Friday was one of those lovely early fall days here in New York, when there’s still plenty of sunshine to be had, but the temperature has finally started to cool down after the long and oppressive summer, and the air for once is clean and clear. I therefore made it the occasion for an adventure of sorts, exploring my new South Brooklyn home for a little while before hopping the subway and heading to the opposite end of the city, to the Riverdale section of the Bronx. I spent a few hours wandering Van Cortland park, marveling that this area of forested land and colonial mansions could be contained within the limits of the same city as my seaside community, before heading off for my true objective in briefly returning to the Bronx.
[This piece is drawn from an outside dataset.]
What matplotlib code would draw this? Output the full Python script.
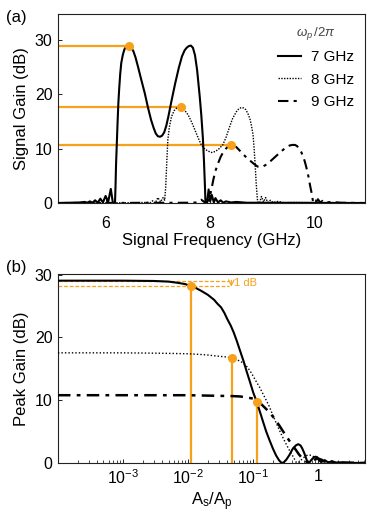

Which was to see Shakespeare, obviously.
Manhattan College, a picaresque little campus nestled in the hills at the end of the 1 line, was hosting a touring production of The Winter’s Tale. Quite a good one, at that. (Winter’s Tale is fast becoming one of my favorite Shakespeare plays – I’ve seen three separate productions in my life, all wildly different and all wonderful, and no other play in the Shakespeare canon has been batting a thousand like that in my experience.) I expected it to be good, and was happy to be proved correct, for the production visiting that campus was a touring company launched by the American Shakespeare Center in Staunton, Virginia – the same company sponsoring the Shakespeare’s New Contemporaries playwriting competition.
I haven’t mentioned it before now, because they’d asked us all to hold off on publicizing anything for a few weeks, but both of my entries – The Tragedie of King John Falstaff and Philostrate, or The Revels, both of which I’ve mentioned here before – have been named semifinalists in the second year of this competition. (I’m delighted, obviously.) The various entries will be whittled down to a smaller group of finalists sometime in November, and then this year’s two winners will be announced in January. Those two plays will then be produced by this company in January of 2020, and to get a sense of what to expect I went to see their performance on Friday.
Moreover, the theater’s literary manager and overall leader of the SNC Project, Anne Morgan, was giving a talk before the performance. She was covering the selection process, mission of the theater, and so on. This seemed like a great opportunity to do some reconnaissance, to try and get a sense of what to expect as the plays work my way through the judging process. To put faces to the names, and come to know exactly who these folks are that will be evaluating my work. So I went, along with a playwright friend of mine who’s also a semifinalist this year (I only hang out with the best).
It was indeed an informative talk we all had, in the chapel upstairs from the campus performance space. ASC clearly knows what they’re doing – both in terms of performance quality and in terms of how they’ve organized this competition. They’re treating their writers with the utmost respect and transparency, which is always a good thing to learn.
I may have learned more than I bargained for, however.
The SNC competition uses blind submissions; the readers at the various stages of judging do not know who wrote the plays they’re reading, and can therefore evaluate fairly. But we all did include our names, and our other biographical information, in the applications. And as I learned on Friday, that information is known to one person, the person administering the overall contest and the person who ran our information session – Anne Morgan.
So Ms. Morgan knows exactly which two plays I wrote. And since I RSVP’d for this event from my email account – the same one I used on the application – she now knows exactly who I am as well. What I look like. What I sound like. How I come across in a Q&A session. What sorts of novelty ties I like to wear.
In seeking information for myself, I had revealed a tremendous amount about myself. And so I watched that evening’s performance with a heightened awareness, knowing that the observer was at once the observed as well.
And it occurs to me that, if necessary, the information I’ve already provided can lead to even more research on their part, should they deem it necessary. It may even come to pass that, at some point during the adjudication process, Ms. Morgan (or one of her assistants) may even come to read this very post.
So Ms. Morgan, may I just say that I’m a huge fan of your work? And that I’ve always fancied a trip to Staunton?